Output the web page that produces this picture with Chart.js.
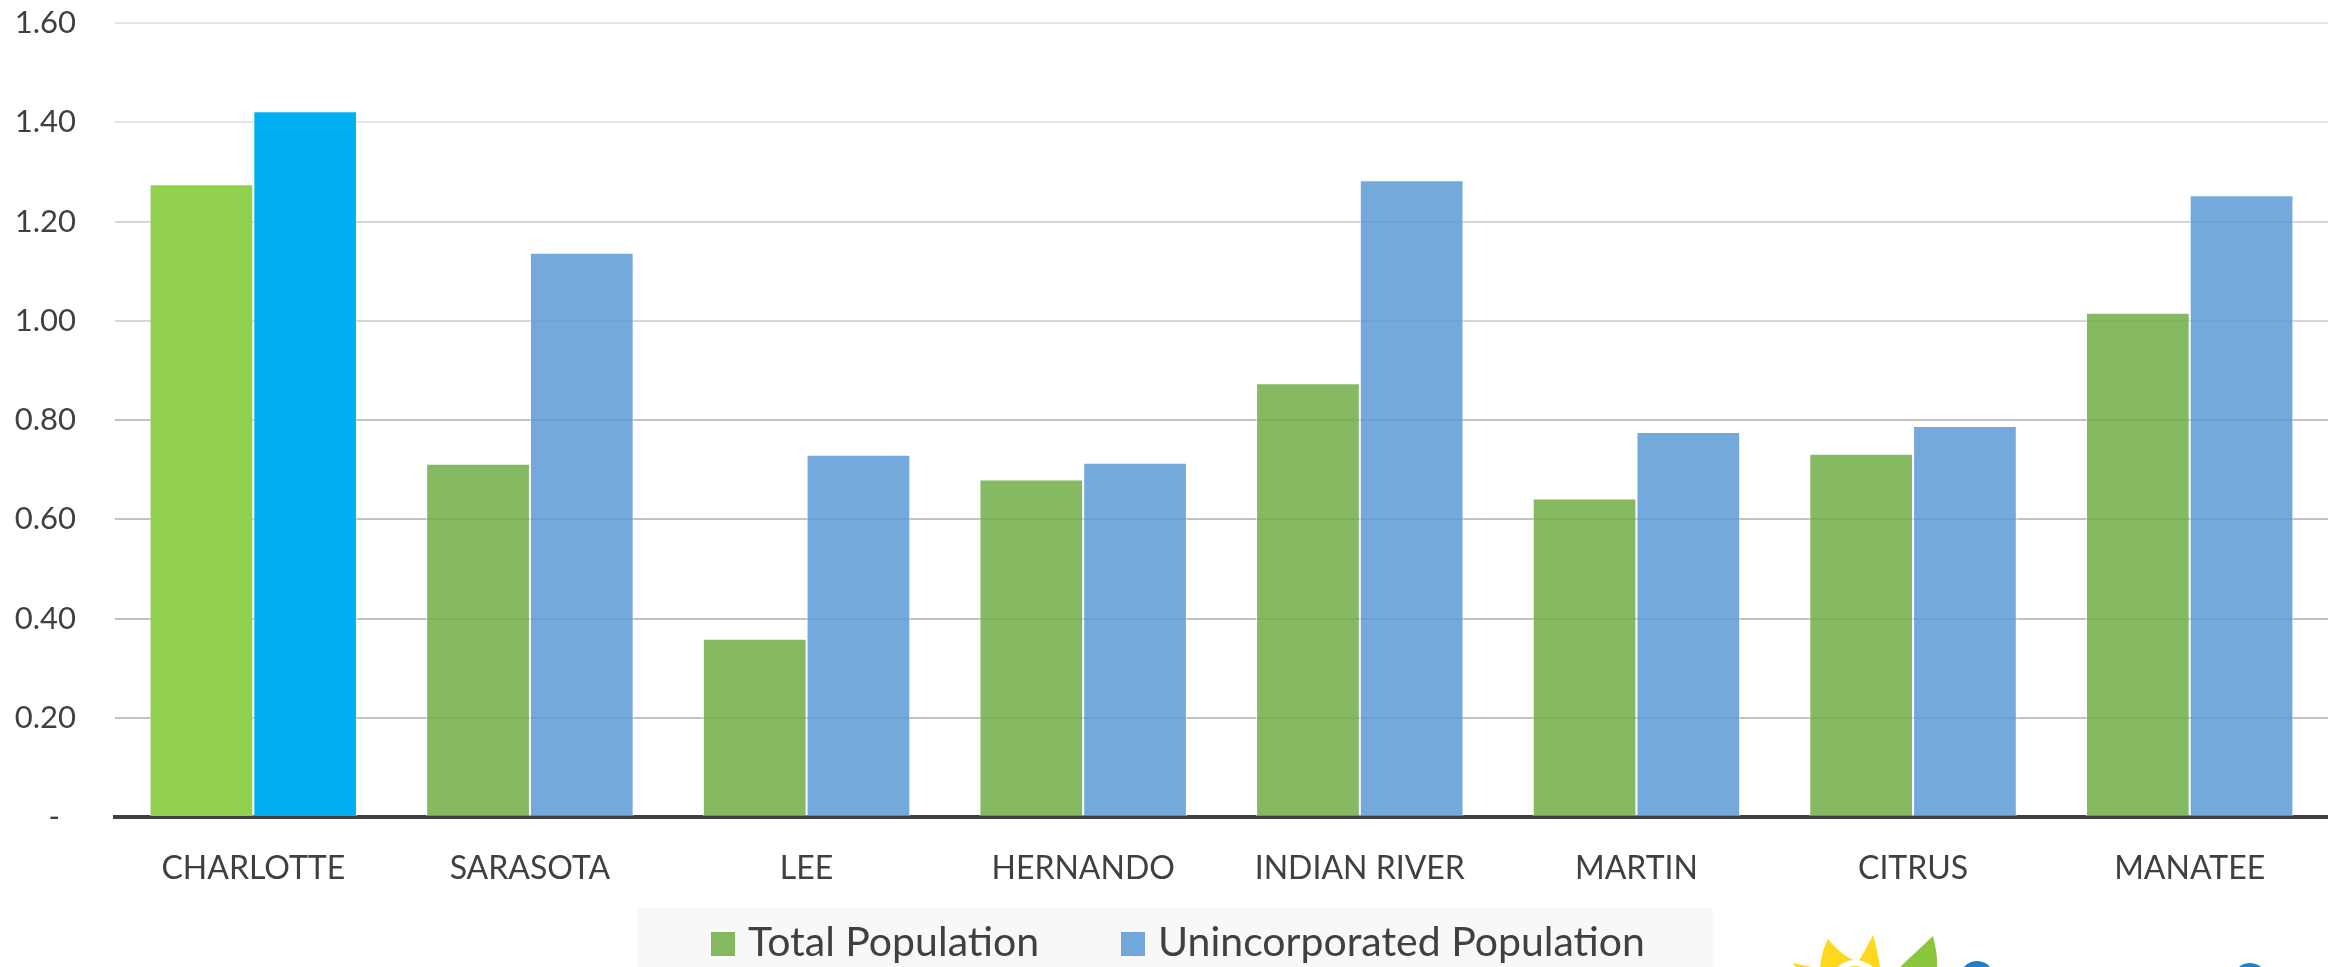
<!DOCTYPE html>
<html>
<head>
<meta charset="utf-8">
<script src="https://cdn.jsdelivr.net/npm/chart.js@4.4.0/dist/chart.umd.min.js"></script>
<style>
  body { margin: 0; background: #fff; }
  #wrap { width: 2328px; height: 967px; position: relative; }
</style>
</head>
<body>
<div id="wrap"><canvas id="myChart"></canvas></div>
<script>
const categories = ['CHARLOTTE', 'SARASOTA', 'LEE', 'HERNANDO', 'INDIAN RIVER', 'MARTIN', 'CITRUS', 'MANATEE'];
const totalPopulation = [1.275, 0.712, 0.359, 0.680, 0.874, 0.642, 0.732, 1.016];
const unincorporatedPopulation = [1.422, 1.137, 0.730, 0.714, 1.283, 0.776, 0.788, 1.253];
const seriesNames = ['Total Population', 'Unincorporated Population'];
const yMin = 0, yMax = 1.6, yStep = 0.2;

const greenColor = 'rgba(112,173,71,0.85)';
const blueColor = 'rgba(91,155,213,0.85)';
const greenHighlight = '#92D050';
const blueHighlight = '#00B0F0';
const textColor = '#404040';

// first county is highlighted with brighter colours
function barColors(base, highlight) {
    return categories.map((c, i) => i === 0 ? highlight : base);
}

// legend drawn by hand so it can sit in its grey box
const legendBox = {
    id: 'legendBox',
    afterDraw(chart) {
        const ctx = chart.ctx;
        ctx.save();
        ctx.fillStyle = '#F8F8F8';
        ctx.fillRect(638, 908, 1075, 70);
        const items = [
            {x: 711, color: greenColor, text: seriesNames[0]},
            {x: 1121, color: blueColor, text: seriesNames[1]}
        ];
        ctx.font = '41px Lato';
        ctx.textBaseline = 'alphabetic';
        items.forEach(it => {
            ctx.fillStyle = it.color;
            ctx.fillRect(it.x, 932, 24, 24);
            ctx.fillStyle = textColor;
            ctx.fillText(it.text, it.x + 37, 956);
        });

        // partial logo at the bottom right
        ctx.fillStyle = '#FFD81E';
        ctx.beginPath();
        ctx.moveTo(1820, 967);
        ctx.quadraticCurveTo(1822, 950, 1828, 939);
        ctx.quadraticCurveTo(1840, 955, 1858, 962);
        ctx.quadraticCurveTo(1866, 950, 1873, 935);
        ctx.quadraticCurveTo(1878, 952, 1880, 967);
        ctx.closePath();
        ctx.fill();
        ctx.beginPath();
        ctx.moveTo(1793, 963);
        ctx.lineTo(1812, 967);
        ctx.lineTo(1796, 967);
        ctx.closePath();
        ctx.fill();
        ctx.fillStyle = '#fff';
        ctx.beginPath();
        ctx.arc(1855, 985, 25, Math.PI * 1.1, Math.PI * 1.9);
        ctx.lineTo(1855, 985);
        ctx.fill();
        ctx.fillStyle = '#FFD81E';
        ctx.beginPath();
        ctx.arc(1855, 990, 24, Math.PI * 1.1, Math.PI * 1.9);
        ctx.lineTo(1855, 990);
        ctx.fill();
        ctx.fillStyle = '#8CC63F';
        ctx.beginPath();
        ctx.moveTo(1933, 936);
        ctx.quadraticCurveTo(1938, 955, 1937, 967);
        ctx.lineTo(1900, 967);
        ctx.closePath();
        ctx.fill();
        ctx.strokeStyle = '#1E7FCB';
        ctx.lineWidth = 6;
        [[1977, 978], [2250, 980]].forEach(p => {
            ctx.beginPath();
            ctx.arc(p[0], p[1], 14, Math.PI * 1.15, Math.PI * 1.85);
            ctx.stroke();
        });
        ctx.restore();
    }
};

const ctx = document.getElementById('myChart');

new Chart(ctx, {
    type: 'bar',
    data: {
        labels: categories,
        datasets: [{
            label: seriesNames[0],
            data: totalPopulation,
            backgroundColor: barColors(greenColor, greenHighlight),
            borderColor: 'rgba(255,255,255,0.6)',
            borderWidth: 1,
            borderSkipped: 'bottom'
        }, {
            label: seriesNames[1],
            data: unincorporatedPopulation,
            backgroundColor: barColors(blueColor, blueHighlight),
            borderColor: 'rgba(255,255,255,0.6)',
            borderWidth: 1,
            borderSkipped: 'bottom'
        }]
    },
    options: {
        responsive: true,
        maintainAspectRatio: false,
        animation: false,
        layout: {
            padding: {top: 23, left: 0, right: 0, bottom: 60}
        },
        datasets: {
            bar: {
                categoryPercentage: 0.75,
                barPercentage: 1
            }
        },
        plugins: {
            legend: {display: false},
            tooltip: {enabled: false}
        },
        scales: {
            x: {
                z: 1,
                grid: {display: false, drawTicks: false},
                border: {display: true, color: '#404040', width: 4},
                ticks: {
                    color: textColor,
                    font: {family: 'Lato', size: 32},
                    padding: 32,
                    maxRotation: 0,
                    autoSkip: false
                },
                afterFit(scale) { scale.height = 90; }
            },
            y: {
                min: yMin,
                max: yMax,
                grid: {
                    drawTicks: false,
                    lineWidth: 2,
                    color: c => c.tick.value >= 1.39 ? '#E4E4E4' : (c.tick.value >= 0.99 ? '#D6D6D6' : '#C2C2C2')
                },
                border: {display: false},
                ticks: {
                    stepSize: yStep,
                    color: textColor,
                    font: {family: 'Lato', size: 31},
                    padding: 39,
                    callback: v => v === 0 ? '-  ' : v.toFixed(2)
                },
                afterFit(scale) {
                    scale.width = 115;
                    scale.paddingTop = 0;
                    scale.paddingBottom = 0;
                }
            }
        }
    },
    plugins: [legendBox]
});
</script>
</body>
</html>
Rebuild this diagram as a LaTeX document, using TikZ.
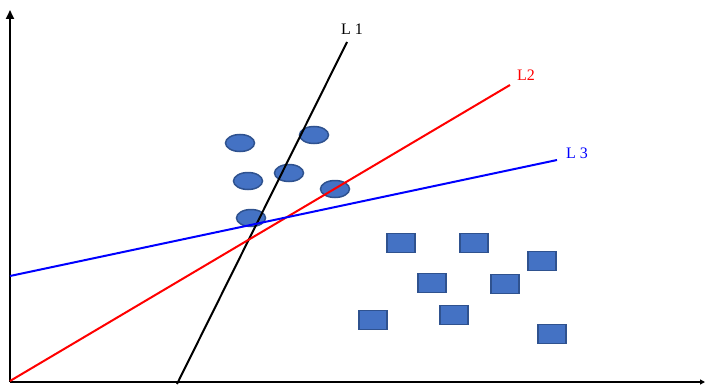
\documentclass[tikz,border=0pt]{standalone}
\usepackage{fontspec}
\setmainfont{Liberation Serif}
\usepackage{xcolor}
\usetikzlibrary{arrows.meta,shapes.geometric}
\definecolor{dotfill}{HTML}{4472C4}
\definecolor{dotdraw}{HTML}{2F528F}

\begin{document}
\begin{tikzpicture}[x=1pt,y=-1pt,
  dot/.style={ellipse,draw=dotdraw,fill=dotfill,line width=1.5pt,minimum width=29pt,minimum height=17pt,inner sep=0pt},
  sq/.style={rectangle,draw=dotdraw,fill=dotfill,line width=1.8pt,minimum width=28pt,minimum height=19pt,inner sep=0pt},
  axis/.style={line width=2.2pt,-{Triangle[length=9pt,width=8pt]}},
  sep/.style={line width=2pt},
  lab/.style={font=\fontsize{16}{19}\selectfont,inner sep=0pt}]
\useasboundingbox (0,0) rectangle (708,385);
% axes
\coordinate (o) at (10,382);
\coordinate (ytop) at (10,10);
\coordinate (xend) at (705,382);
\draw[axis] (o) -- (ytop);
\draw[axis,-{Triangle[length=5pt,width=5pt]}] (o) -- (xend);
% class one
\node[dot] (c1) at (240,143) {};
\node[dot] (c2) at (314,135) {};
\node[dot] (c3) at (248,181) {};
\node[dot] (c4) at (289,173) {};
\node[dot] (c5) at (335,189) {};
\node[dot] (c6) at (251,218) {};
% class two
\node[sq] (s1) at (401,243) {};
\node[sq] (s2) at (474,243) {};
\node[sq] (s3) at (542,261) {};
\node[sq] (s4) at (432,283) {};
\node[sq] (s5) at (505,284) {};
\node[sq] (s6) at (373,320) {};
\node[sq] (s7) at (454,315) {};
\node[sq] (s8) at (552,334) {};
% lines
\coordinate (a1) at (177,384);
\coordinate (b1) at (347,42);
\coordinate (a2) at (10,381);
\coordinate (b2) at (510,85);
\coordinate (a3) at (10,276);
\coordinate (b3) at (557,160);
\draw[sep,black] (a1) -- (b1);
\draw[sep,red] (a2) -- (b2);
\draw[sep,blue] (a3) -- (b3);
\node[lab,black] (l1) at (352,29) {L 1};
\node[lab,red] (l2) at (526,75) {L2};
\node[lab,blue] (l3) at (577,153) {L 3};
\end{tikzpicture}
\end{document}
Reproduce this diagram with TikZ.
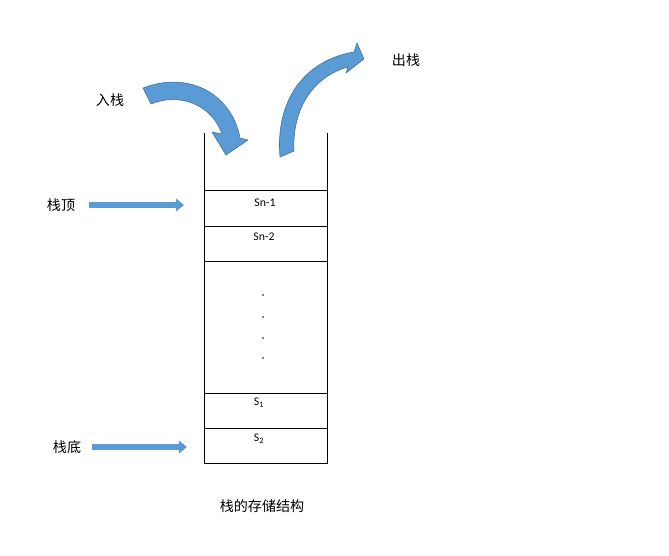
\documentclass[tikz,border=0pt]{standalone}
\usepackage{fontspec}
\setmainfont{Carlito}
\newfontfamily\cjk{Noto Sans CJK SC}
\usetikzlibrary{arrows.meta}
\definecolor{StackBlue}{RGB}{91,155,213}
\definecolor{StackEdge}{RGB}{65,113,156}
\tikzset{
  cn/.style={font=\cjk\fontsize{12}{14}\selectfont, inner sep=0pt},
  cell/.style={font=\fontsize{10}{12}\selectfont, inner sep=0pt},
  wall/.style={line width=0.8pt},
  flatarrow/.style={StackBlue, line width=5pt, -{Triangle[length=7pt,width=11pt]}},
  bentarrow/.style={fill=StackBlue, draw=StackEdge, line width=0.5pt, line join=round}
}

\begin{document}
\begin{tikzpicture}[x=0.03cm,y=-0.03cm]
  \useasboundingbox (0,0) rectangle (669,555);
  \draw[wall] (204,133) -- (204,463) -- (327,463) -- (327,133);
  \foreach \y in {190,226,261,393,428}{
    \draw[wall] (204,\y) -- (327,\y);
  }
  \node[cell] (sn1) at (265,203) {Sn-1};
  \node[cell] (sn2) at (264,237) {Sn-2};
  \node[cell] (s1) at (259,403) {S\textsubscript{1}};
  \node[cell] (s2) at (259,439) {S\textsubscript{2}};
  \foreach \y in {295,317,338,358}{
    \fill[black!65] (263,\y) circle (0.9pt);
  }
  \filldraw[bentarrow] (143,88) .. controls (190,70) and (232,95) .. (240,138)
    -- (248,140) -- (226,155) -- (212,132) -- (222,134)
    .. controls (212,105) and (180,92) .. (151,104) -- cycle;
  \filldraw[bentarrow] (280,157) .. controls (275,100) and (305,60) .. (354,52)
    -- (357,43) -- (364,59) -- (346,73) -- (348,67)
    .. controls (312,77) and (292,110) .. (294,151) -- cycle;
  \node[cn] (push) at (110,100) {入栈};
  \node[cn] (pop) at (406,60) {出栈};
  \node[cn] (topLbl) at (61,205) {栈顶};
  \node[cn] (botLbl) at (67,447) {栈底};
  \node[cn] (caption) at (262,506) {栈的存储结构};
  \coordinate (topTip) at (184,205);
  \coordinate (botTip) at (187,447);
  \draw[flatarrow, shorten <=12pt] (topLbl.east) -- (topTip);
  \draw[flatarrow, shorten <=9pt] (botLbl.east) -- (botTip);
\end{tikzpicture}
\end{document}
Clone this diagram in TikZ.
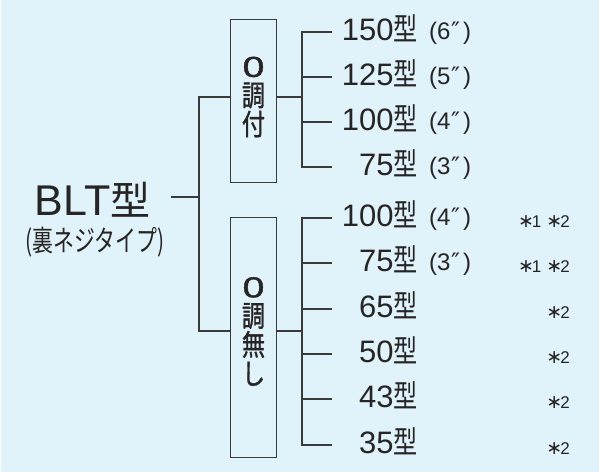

------------------------------

WHAT TO WORK ON: Select every line where the word "this" occurs.

REPLY TO THE EXERCISE:
Output the web page that produces this picture with Chart.js.
Rebuild this diagram as a LaTeX document, using TikZ.
Reproduce this diagram with TikZ.
Clone this diagram in TikZ.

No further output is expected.